Using the entries that follow, collect the lines where the word "chart" appears.
○ ○ ○ ○ ○ ○ ○
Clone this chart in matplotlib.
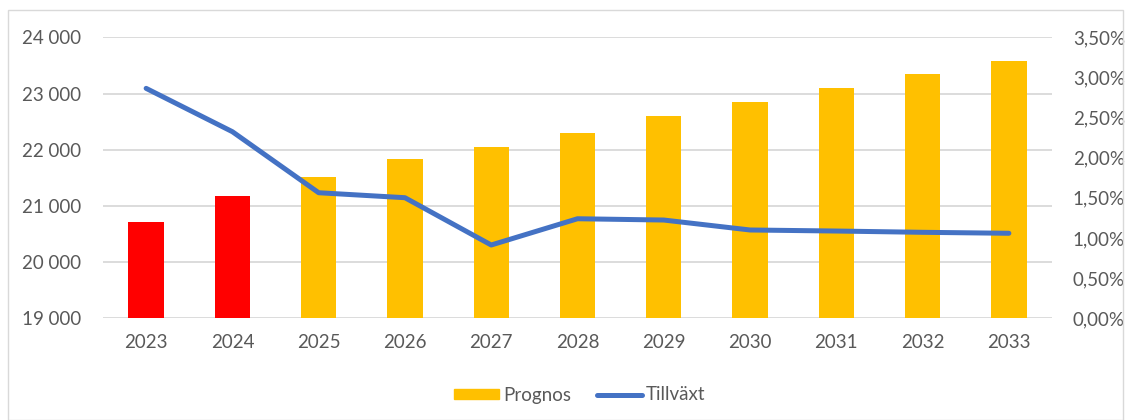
import matplotlib
matplotlib.use("Agg")
import matplotlib.pyplot as plt
from matplotlib.patches import Rectangle
from matplotlib.lines import Line2D

plt.rcParams['font.family'] = ['Lato', 'DejaVu Sans']

years = ['2023', '2024', '2025', '2026', '2027', '2028', '2029', '2030', '2031', '2032', '2033']
prognos = [20708, 21176, 21509, 21835, 22043, 22300, 22594, 22843, 23093, 23342, 23584]
tillvaxt = [2.864, 2.324, 1.564, 1.502, 0.913, 1.240, 1.224, 1.100, 1.087, 1.071, 1.059]
bar_colors = ['#FF0000', '#FF0000'] + ['#FFC000'] * 9

left_ticks = [19000, 20000, 21000, 22000, 23000, 24000]
right_ticks = [0, 0.5, 1.0, 1.5, 2.0, 2.5, 3.0, 3.5]

txt = '#595959'
grid = '#D9D9D9'
fs = 13.5

fig = plt.figure(figsize=(11.31, 4.2), dpi=100)
ax = fig.add_axes([103 / 1131, 1 - 318.3 / 420, (1052 - 103) / 1131, (318.3 - 37.3) / 420])

x = list(range(len(years)))
ax.bar(x, [v - 19000 for v in prognos], bottom=19000, width=0.41, color=bar_colors, zorder=2)
ax.set_xlim(-0.5, len(years) - 0.5)
ax.set_ylim(19000, 24000)
ax.set_yticks(left_ticks)
ax.set_yticklabels([f"{v:,}".replace(',', ' ') for v in left_ticks])
ax.set_xticks(x)
ax.set_xticklabels(years)
ax.grid(axis='y', color=grid, lw=1.3, zorder=0)
ax.set_axisbelow(True)
for s in ax.spines.values():
    s.set_visible(False)
ax.tick_params(length=0, colors=txt, labelsize=fs)
ax.tick_params(axis='y', pad=16)
ax.tick_params(axis='x', pad=11)

ax2 = ax.twinx()
ax2.plot(x, tillvaxt, color='#4472C4', lw=3.6, solid_capstyle='round', solid_joinstyle='round', zorder=3)
ax2.set_ylim(0, 3.5)
ax2.set_yticks(right_ticks)
ax2.set_yticklabels([f"{v:.2f}%".replace('.', ',') for v in right_ticks])
for s in ax2.spines.values():
    s.set_visible(False)
ax2.tick_params(length=0, colors=txt, labelsize=fs, pad=15)

handles = [Rectangle((0, 0), 1, 1, color='#FFC000'),
           Line2D([0], [0], color='#4472C4', lw=3.6, solid_capstyle='round')]
fig.legend(handles, ['Prognos', 'Tillväxt'], loc='center', bbox_to_anchor=(580 / 1131, 1 - 395 / 420),
           ncol=2, frameon=False, fontsize=fs, labelcolor=txt, handlelength=2.4,
           handleheight=0.5, handletextpad=0.2, columnspacing=1.4)

fig.patches.append(Rectangle((8 / 1131, 0), 1 - 16 / 1131, 1 - 10 / 420, transform=fig.transFigure,
                             fill=False, edgecolor='#D9D9D9', lw=1))

fig.savefig('out.png', dpi=100)
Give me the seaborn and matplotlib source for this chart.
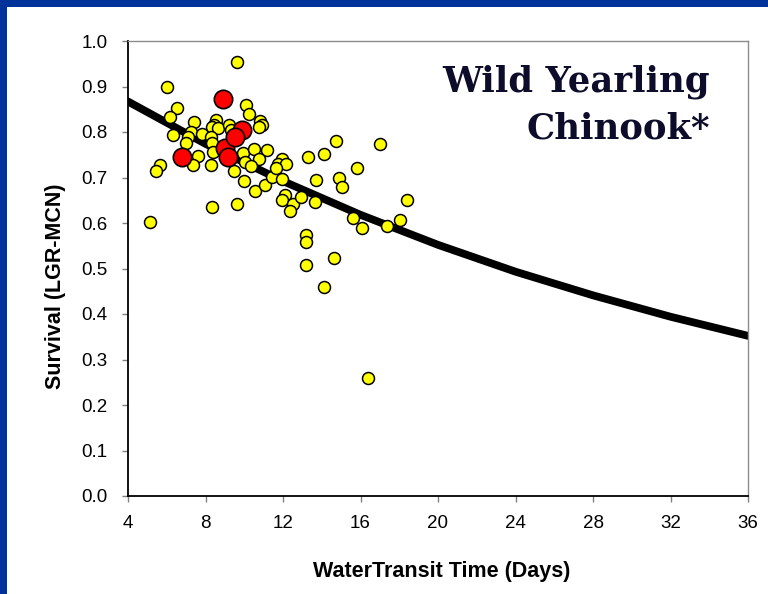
○ ○ ○ ○ ○ ○ ○
Solution:
Clone this chart in matplotlib.
Give me the seaborn and matplotlib source for this chart.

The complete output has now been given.